The first 3 are the first-ever calls to the functions in the stack, and as you see, those take a HUGE amount of time. Your goal is to decrease those cache misses as much as possible. In this code the first cache miss was unavoidable, but we compensated for it via reusing those already cached functions in the code. Which resulted in a very high-performance code. It was also assisted by the fact that the instances that were operated on were created at the same time. Which resulted in something similar to an array structure, making the CPU far easier to predict where the code will access next.

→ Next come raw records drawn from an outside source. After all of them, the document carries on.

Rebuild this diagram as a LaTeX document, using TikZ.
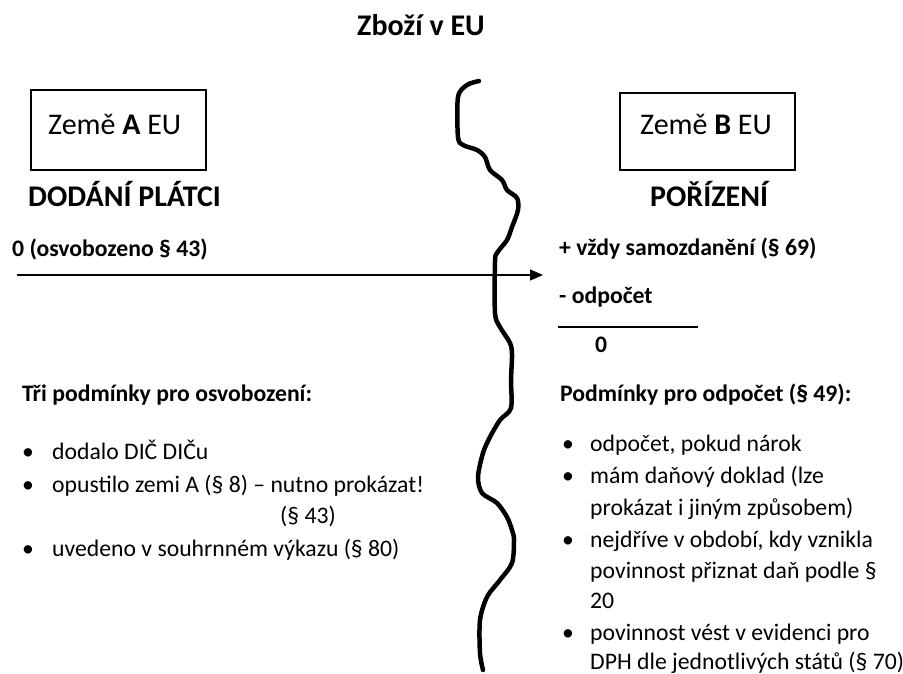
\documentclass[tikz,border=0pt]{standalone}
\usepackage{fontspec}
\setmainfont{Carlito}
\usetikzlibrary{arrows.meta}
\begin{document}
\begin{tikzpicture}[x=1pt,y=-1pt,
  txt/.style={anchor=base west, inner sep=0pt, font=\fontsize{23.7}{31}\selectfont},
  btxt/.style={anchor=base west, inner sep=0pt, font=\fontsize{23.7}{31}\selectfont\bfseries},
  head/.style={anchor=base west, inner sep=0pt, font=\fontsize{30}{34}\selectfont\bfseries},
  ctry/.style={anchor=base west, inner sep=0pt, font=\fontsize{30}{34}\selectfont},
  bul/.style={anchor=base west, inner sep=0pt, font=\fontsize{23.7}{31}\selectfont},
  cbox/.style={draw, line width=1.3pt, inner sep=0pt},
  thinline/.style={line width=1.3pt},
  border/.style={line width=4.5pt, line cap=round, line join=round}
]
\useasboundingbox (0,0) rectangle (903,673);
% title
\node[head] (title) at (357,35) {Zboží v EU};
% boxes
\node[cbox, minimum width=175pt, minimum height=80pt] (boxA) at (118.5,130) {};
\node[ctry] (zemeA) at (48,134) {Země \textbf{A} EU};
\node[cbox, minimum width=175pt, minimum height=77pt] (boxB) at (707.5,131.5) {};
\node[ctry] (zemeB) at (640,134) {Země \textbf{B} EU};
% headings
\node[head] (dodani) at (28,206) {DODÁNÍ PLÁTCI};
\node[head] (porizeni) at (650,206) {POŘÍZENÍ};
% left amounts
\node[btxt] (osv) at (12,256) {0 (osvobozeno § 43)};
% arrow
\coordinate (arrS) at (17,275);
\coordinate (arrE) at (543,275);
\draw[thinline, -{Triangle[length=13pt,width=11pt]}] (arrS) -- (arrE);
% right amounts
\node[btxt] (samo) at (559,255) {+ vždy samozdanění (§ 69)};
\node[btxt] (odp) at (559,303) {- odpočet};
\coordinate (ulS) at (558,327);
\coordinate (ulE) at (698,327);
\draw[thinline] (ulS) -- (ulE);
\node[btxt] (nula) at (595,352) {0};
% left conditions
\node[btxt] (tri) at (22,401) {Tři podmínky pro osvobození:};
\node[bul] (bl1) at (22,459) {•};
\node[txt] (l1) at (52,459) {dodalo DIČ DIČu};
\node[bul] (bl2) at (22,492) {•};
\node[txt] (l2) at (52,492) {opustilo zemi A (§ 8) – nutno prokázat!};
\node[txt] (l2b) at (280,523) {(§ 43)};
\node[bul] (bl3) at (22,556) {•};
\node[txt] (l3) at (52,556) {uvedeno v souhrnném výkazu (§ 80)};
% right conditions
\node[btxt] (podm) at (560,401) {Podmínky pro odpočet (§ 49):};
\node[bul] (br1) at (562,451) {•};
\node[txt] (r1) at (590,451) {odpočet, pokud nárok};
\node[bul] (br2) at (562,483) {•};
\node[txt] (r2a) at (590,483) {mám daňový doklad (lze};
\node[txt] (r2b) at (590,515) {prokázat i jiným způsobem)};
\node[bul] (br3) at (562,547) {•};
\node[txt] (r3a) at (590,547) {nejdříve v období, kdy vznikla};
\node[txt] (r3b) at (590,578) {povinnost přiznat daň podle §};
\node[txt] (r3c) at (590,608) {20};
\node[bul] (br4) at (562,640) {•};
\node[txt] (r4a) at (590,640) {povinnost vést v evidenci pro};
\node[txt] (r4b) at (590,669) {DPH dle jednotlivých států (§ 70)};
% border line
\draw[border] plot[smooth, tension=0.5] coordinates {
 (479,81) (467,85) (458,97) (458,137) (463,145) (477,150) (485,157) (490,170)
 (502,180) (507,190) (517,198) (518,210) (512,227) (507,240) (497,253) (495,262)
 (495,313) (500,327) (510,343) (512,355) (511,380) (511,408) (500,420) (490,437)
 (483,453) (478,477) (482,493) (497,503) (507,517) (512,530) (514,540) (512,563)
 (500,580) (487,597) (480,620) (480,653) (483,670)};
\end{tikzpicture}
\end{document}
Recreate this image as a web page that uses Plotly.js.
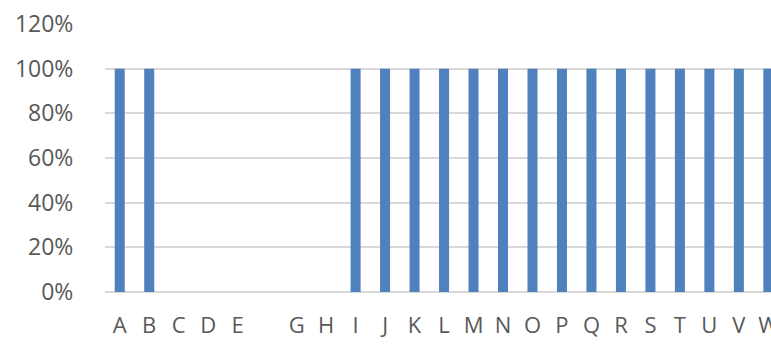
<!DOCTYPE html>
<html>
<head>
<meta charset="utf-8">
<script src="https://cdn.plot.ly/plotly-3.0.1.min.js"></script>
<style>html,body{margin:0;padding:0;background:#fff;}#chart{width:771px;height:345px;}</style>
</head>
<body>
<div id="chart"></div>
<script>
var categories = ['A','B','C','D','E',' ','G','H','I','J','K','L','M','N','O','P','Q','R','S','T','U','V','W'];
var values = [1,1,0,0,0,0,0,0,1,1,1,1,1,1,1,1,1,1,1,1,1,1,1];
var yTickVals = [0,0.2,0.4,0.6,0.8,1.0,1.2];

var trace = {
  type: 'bar',
  x: categories,
  y: values,
  marker: {color: '#4f81bd'},
  cliponaxis: true,
  hoverinfo: 'skip'
};

var layout = {
  width: 771, height: 345,
  margin: {l: 105, r: 0, t: 24, b: 53, pad: 0},
  paper_bgcolor: '#ffffff', plot_bgcolor: '#ffffff',
  showlegend: false,
  bargap: 0.66,
  font: {family: 'Open Sans, sans-serif', color: '#595959', size: 22},
  xaxis: {
    type: 'category',
    range: [-0.5, 22.09],
    showgrid: false, zeroline: false, showline: false,
    ticks: 'outside', ticklen: 14, tickcolor: 'rgba(0,0,0,0)',
    tickfont: {family: 'Open Sans, sans-serif', size: 22, color: '#595959'},
    tickangle: 0, fixedrange: true
  },
  yaxis: {
    range: [0, 1.2],
    tickvals: yTickVals,
    tickformat: '.0%',
    showgrid: true, gridcolor: '#d9d9d9', gridwidth: 2,
    zeroline: true, zerolinecolor: '#d9d9d9', zerolinewidth: 2,
    showline: false,
    ticks: 'outside', ticklen: 26, tickcolor: 'rgba(0,0,0,0)',
    tickfont: {family: 'Open Sans, sans-serif', size: 23, color: '#595959'},
    fixedrange: true
  }
};

Plotly.newPlot('chart', [trace], layout, {displayModeBar: false, staticPlot: true});
</script>
</body>
</html>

You can decrease the number of cache misses by making the memory footprint of your game smaller. This can be achieved in various ways; I won’t describe all of them, but here are the two common ones:
- Batching work for a single function that does 1 task on an array of objects
- Avoiding unstructured object creation
A common misconception is that you should cache EVERY operation in Lua code, like:
local FindFirstChild = script.FindFirstChild
While this is a good practice if you process in bulk. It is actually a very bad practice when such cached functions are only used once per task. As those cached functions will be kept in the stack, polluting the caches and making actually useful code be flushed. I described it in more detail here.
Parallel computation
Which includes Vectors, CFrames, and Roblox’s parallel model. Here you need to understand that default math operations that are done in Vectors/CFrames are far more optimized. If you don’t understand the scale of just how much. It’s basically like comparing a Ford A to a Bugatti. Even native Luau code is poorly pipelined, let alone ignoring the fact that it does not use any SIMD. Unlike Roblox’s math, which really shines with CFrames, as multiplying a CFrame by a CFrame is as cheap as multiplying a number and a number. The reason is extreme pipelining and SIMD instruction use. These are considered parallel computations.

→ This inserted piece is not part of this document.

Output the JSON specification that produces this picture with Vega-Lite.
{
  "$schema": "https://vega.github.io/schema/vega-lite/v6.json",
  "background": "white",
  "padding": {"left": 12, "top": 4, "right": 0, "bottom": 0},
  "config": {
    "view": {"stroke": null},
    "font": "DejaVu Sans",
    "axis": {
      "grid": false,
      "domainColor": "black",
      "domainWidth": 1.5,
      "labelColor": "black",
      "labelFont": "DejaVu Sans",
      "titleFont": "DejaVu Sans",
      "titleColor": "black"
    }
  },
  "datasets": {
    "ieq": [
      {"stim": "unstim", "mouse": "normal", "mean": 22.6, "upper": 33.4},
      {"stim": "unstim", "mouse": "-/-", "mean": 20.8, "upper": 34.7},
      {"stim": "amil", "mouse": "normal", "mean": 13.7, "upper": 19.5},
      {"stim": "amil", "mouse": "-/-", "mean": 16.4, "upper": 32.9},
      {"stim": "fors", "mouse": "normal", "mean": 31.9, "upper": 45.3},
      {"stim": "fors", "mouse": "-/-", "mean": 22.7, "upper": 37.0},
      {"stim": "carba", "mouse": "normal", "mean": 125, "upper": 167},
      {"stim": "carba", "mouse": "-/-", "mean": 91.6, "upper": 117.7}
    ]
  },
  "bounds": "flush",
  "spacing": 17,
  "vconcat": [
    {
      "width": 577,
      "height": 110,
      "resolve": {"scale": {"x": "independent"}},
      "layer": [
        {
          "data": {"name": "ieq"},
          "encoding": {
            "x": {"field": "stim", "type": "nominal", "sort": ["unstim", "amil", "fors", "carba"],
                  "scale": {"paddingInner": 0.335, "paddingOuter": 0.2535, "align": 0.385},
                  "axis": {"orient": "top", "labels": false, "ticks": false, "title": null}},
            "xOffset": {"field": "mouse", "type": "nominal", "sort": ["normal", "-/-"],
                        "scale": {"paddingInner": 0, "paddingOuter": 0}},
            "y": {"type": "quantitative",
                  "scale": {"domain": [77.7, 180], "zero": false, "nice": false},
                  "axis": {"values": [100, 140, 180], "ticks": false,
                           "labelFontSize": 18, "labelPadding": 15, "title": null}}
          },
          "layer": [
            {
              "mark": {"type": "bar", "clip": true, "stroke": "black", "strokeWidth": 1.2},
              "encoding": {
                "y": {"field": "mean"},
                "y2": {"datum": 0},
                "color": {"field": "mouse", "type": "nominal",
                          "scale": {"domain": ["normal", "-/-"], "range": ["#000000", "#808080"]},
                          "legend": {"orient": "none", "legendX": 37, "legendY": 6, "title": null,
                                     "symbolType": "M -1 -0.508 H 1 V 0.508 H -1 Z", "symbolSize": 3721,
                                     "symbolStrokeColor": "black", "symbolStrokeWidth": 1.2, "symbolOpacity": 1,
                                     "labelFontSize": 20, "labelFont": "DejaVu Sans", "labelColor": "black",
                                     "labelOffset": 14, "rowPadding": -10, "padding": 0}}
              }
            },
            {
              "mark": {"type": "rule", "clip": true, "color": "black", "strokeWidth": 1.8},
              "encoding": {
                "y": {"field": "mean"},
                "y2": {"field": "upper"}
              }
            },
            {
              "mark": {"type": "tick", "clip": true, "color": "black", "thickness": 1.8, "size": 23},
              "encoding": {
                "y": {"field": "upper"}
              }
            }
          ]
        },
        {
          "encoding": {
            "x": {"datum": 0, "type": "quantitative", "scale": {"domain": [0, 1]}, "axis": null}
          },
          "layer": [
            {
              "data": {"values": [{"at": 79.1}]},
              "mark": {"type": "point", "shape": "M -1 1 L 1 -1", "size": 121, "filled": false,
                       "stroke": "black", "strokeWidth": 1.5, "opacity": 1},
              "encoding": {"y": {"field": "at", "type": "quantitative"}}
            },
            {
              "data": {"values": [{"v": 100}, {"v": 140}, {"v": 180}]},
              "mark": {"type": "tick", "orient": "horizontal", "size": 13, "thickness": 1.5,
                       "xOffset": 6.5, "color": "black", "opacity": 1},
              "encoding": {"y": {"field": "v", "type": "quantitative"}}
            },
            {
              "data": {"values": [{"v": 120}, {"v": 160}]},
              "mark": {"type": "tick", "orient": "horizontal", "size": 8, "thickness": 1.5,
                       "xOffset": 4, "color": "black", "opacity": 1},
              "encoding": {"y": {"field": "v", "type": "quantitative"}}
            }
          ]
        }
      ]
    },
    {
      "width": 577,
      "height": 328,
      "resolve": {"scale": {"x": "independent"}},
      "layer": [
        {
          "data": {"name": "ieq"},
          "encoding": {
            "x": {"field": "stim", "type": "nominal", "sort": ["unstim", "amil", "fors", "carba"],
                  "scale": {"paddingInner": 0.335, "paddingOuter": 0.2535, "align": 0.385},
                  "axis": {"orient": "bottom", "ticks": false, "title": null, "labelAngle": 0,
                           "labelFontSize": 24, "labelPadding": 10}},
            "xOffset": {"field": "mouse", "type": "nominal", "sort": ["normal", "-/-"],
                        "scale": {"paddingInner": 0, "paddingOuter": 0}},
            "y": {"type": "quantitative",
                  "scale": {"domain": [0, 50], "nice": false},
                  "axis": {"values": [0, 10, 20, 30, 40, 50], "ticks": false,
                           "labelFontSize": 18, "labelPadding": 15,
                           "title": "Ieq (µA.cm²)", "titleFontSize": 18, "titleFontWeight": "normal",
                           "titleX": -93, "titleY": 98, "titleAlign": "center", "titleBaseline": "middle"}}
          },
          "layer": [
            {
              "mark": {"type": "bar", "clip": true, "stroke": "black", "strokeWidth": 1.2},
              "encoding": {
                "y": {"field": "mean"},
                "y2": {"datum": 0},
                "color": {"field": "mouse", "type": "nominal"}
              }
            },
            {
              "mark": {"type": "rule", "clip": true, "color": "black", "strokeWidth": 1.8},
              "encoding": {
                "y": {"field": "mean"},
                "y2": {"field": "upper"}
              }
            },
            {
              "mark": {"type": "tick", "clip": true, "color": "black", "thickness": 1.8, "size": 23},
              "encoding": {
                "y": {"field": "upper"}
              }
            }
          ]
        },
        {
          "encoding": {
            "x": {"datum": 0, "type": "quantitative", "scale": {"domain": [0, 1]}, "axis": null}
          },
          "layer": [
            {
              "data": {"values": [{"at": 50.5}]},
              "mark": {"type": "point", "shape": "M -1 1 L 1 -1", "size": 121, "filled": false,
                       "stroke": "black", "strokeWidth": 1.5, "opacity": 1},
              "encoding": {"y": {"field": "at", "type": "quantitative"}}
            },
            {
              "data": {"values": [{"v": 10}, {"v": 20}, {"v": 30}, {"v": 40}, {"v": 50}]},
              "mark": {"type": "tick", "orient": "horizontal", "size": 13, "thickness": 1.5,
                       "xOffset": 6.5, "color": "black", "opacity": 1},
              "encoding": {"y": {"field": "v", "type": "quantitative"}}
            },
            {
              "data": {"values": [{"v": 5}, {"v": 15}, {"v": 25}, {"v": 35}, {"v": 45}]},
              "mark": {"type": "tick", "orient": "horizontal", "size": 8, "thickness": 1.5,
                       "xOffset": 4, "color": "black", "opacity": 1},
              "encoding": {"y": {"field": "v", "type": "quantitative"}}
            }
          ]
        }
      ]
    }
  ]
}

And as much as possible, you should use parallel computations. But you also need to understand that most of them are expensive to set up. With Roblox’s parallel model, it’s barely worth it. It’s only worth beginning at around 100 raycasts or similar computation required. Because of the cache miss you are going to get after synchronizing with the main thread for a single value computed, it will probably make it far less worth it.

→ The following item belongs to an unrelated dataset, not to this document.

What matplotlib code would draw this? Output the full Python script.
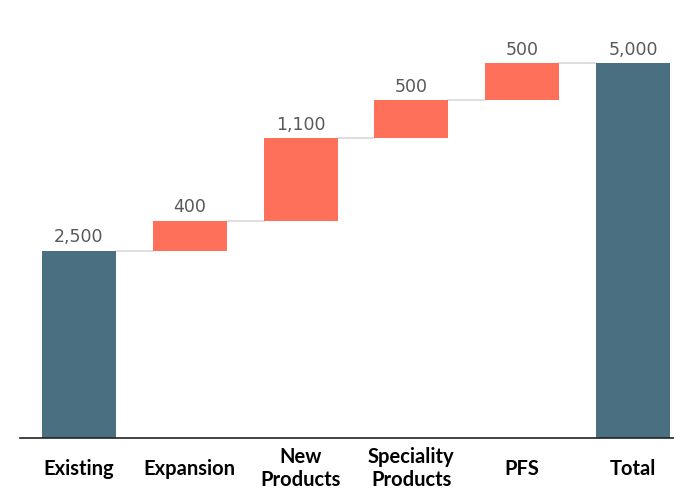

You might be able to cheapen up the synchronization by doing something like
local computer = {}
RunService.Heartbeat:ConnectParallel(function()
computer[1] = 12
-- do stuff
end)
RunService.Heartbeat:Connect(function()
workspace.Name = tostring(computer[1])
-- apply computation to instances trough the shared table
end)
This avoids direct synchronization calls and instead will make your code purely rely on Roblox’s default synchronization. As parallel computation is run before the main event.
Allocation overhead
This is a common disagreement between programmers; some suggest allocation before the task to save up on general memory. Others suggest pre-allocating and then using the space in the task to avoid the allocation overhead.
Both parties are wrong and right. So basically it’s contextual. But when should we allocate and pre-allocate? If allocation is small, like 8 bytes, then it’s far better to just allocate at runtime, like caching a function before the task. But if it’s something huge measured in 200 bytes. Then pre-allocation is a lot more worth it. While sure it does pollute the RAM, it still avoids the massive overhead that 200-byte allocation will bring.
In the case of Roblox, the answer is very simple. Any table is worth caching. It can be an instance, an object, strings, etc. Built-ins like vectors and numbers aren’t worth caching because they have a small memory footprint as is.
Common misconceptions
Native code is an instant performance booster:
No it’s not, in fact in it’s current state it’s only as good for optimizing a tit bit basic number computations. Lack of simd and still poor pipelining won’t make your code be faster than raw luau. by some big margin.